Look at the data below and print exactly the lines from its first line through the line with "import pandas as pd"; the pictures stay out of the copy.

-- start of EXTRACTED DATA --

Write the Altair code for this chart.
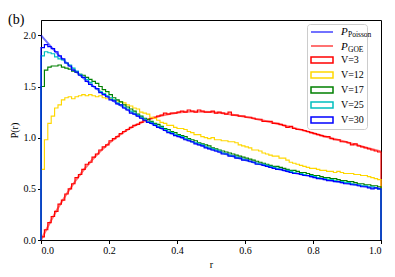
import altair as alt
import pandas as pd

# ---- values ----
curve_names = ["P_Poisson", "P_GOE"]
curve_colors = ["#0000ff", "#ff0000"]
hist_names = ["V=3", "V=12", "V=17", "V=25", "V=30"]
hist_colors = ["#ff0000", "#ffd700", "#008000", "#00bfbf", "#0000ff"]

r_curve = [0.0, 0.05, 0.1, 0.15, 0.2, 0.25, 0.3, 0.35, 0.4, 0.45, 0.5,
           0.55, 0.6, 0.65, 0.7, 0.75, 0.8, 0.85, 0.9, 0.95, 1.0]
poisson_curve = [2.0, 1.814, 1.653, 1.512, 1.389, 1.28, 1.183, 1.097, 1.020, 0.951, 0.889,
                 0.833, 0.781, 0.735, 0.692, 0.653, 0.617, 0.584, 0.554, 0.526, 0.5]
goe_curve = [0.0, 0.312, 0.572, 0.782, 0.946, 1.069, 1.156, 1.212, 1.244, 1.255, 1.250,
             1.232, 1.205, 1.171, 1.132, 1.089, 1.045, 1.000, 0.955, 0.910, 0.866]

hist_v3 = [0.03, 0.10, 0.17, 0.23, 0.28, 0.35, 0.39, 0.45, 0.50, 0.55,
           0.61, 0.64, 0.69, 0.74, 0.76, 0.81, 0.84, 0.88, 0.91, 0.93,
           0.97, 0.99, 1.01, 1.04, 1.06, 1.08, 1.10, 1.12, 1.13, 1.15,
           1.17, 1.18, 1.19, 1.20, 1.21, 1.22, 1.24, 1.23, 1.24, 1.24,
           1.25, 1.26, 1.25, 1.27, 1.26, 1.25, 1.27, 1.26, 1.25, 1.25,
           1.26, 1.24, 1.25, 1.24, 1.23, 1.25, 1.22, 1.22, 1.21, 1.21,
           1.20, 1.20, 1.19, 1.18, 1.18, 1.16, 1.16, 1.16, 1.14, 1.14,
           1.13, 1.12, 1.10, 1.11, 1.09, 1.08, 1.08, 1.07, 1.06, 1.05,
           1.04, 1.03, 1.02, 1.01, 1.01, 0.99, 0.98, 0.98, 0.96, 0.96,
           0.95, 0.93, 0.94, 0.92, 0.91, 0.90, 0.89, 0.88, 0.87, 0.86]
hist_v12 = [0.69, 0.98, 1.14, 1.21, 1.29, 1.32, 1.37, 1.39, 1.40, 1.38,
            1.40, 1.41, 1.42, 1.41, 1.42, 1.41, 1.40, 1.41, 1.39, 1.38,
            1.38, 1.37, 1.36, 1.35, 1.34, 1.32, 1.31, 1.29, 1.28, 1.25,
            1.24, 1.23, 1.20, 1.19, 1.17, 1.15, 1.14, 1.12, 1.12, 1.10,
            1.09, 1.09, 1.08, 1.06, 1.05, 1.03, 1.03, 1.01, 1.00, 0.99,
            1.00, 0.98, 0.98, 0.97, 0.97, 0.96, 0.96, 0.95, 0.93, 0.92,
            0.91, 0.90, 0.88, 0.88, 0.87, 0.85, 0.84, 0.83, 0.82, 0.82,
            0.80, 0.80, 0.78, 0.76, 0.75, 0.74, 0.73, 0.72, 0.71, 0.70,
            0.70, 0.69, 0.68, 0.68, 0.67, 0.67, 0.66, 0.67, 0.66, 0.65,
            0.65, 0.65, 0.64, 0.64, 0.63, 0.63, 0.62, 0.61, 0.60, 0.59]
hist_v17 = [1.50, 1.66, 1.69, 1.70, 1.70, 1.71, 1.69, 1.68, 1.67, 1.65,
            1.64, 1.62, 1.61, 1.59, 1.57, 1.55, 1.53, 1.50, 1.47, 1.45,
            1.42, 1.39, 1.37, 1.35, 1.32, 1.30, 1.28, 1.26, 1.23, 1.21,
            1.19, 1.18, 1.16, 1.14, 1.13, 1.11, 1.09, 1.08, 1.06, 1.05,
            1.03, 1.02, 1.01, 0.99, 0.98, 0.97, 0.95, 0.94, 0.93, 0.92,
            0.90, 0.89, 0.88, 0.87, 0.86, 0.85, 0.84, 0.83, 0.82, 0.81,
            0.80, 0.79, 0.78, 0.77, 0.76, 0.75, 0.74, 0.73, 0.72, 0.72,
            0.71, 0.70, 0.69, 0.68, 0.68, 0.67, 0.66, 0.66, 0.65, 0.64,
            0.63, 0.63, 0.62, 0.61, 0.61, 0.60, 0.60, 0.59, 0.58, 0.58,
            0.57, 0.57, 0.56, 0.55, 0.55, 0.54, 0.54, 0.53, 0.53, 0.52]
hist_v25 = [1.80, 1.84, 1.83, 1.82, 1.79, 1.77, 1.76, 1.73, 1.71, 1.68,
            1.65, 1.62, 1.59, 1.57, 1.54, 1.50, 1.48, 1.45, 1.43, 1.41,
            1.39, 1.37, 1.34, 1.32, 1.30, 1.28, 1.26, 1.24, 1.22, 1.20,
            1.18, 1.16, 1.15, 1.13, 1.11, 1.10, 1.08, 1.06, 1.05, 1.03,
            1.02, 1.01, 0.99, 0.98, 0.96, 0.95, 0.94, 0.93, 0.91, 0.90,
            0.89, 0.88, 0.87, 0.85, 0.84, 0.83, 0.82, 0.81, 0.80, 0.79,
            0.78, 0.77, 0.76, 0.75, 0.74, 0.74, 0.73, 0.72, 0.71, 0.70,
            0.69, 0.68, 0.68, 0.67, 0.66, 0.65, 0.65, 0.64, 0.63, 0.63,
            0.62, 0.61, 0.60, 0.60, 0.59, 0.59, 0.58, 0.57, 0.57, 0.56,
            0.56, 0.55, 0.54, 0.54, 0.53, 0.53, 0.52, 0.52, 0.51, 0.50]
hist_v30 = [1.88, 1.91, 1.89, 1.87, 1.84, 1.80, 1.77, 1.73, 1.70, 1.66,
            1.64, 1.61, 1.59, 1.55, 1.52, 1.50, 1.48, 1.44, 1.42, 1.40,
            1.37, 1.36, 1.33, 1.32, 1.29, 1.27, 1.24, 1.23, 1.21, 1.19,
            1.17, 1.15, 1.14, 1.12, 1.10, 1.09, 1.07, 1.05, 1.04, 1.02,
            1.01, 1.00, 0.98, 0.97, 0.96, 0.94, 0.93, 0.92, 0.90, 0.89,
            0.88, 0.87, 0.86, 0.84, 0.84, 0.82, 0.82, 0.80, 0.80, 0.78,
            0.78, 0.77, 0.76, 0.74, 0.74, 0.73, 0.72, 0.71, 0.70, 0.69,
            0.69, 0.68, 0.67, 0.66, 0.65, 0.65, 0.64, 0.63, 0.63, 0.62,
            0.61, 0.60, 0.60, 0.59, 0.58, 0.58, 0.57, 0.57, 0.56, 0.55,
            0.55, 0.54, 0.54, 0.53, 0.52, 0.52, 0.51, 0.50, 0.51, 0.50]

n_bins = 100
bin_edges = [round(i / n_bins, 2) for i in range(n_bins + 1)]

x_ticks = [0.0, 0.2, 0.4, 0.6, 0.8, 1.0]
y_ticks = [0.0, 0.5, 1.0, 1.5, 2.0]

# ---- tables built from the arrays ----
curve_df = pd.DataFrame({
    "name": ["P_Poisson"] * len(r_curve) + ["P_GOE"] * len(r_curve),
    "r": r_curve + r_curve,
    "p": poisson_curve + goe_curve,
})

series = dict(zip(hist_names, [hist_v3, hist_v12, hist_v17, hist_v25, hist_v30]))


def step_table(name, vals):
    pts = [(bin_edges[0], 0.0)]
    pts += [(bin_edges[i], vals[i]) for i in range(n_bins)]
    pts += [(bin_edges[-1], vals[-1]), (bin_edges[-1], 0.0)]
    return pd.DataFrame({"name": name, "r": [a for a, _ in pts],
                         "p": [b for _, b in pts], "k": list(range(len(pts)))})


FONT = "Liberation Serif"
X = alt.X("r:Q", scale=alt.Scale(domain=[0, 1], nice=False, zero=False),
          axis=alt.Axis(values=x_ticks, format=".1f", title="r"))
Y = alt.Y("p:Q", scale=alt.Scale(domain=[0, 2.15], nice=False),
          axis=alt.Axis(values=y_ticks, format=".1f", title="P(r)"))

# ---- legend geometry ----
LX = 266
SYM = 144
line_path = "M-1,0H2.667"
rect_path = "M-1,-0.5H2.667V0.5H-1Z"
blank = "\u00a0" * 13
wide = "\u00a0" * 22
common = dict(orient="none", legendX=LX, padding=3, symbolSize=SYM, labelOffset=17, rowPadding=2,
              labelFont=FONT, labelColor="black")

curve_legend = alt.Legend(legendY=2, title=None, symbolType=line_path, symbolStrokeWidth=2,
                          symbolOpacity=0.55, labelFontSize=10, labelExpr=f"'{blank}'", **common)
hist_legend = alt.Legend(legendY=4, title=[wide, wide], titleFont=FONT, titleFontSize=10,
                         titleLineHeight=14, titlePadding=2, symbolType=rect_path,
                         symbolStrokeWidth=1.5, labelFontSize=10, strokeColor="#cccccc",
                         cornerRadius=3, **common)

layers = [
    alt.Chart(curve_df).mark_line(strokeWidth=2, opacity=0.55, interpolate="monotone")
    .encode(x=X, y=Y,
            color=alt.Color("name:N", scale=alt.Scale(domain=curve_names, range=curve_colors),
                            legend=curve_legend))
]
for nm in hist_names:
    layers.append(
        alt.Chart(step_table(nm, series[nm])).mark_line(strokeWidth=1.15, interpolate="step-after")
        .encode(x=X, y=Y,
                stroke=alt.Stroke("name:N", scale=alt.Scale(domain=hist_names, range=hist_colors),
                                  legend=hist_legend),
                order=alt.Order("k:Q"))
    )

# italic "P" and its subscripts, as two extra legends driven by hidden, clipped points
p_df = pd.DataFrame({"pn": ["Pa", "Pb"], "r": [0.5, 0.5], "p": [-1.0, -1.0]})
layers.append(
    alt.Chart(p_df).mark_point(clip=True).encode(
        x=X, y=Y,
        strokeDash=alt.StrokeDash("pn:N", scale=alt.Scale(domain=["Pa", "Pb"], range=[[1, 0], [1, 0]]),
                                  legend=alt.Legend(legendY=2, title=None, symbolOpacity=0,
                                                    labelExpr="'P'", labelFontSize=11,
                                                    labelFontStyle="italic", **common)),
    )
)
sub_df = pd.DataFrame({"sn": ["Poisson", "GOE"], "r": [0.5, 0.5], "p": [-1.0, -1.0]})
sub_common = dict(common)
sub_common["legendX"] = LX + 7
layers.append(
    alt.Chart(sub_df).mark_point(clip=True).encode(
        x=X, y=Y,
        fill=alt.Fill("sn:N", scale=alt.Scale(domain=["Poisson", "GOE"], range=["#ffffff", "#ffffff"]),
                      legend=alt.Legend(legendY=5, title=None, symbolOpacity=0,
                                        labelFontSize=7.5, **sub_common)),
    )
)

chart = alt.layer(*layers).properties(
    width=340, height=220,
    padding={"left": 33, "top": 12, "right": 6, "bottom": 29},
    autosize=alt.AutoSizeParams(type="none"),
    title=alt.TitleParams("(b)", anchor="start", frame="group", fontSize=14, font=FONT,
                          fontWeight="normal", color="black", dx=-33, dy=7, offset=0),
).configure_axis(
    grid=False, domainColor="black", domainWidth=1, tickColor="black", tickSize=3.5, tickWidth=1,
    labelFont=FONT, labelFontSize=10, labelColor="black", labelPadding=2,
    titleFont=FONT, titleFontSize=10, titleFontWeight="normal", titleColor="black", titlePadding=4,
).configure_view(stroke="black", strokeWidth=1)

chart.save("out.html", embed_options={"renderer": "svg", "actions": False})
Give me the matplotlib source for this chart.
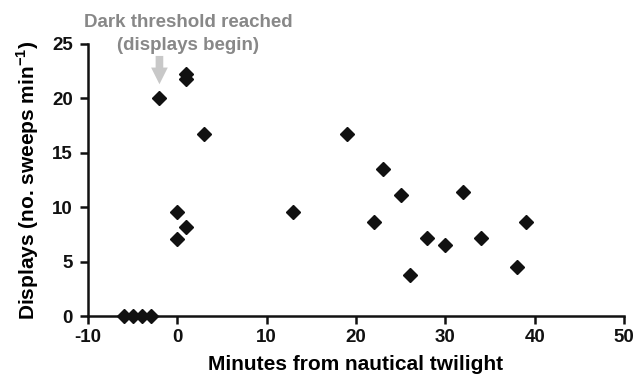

-- end of EXTRACTED DATA --

TASK ANSWER »
Write the Altair code for this chart.
import altair as alt
import pandas as pd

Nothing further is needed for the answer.